Cashing In on TV Switch

Coverage Type: 

CASHING IN ON TV SWITCH
[SOURCE: Wall Street Journal, AUTHOR: Shira Ovide shira.ovide@dowjones.com]
RCA and Zenith, two of television's oldest brands, are expected to play a major role as TV converts to digital-only broadcasts in early 2009. The switch away from traditional analog signals may be the most significant TV change since the introduction of color. Tens of millions of Americans need an upgrade to go digital. To ease the burden, the government set aside $1.5 billion to subsidize devices that make old TVs digital-capable. The converter boxes are slated to hit retail shelves early next year. For a handful of manufacturers, including the owners of the RCA and Zenith brands, the converter boxes offer a potential multibillion-dollar market opportunity and a chance to reunite a faded brand with millions of TV watchers. The potential market is sizable because more than 69 million TV sets, by some estimates, rely on rabbit ears or rooftop antennas. Without the converter boxes, those TV sets will be useless after Feb. 17, 2009, the mandated end to more than 70 years of U.S. analog transmissions.
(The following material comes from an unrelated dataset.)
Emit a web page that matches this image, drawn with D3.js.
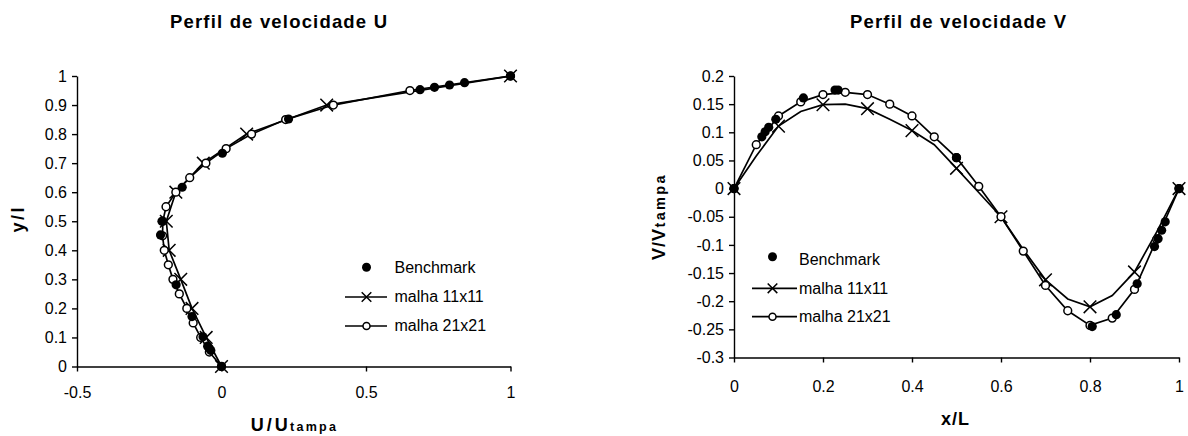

The majority of Americans -- who have TV sets connected to cable, satellite or other pay services -- will be unaffected, as will people with high-definition or other TVs with built-in digital tuners. The digital changeover could sow confusion because the converter boxes have to be able to work with TVs spanning decades. Technical glitches could frustrate converter-box buyers, many of whom are expected to be older or not tech-savvy.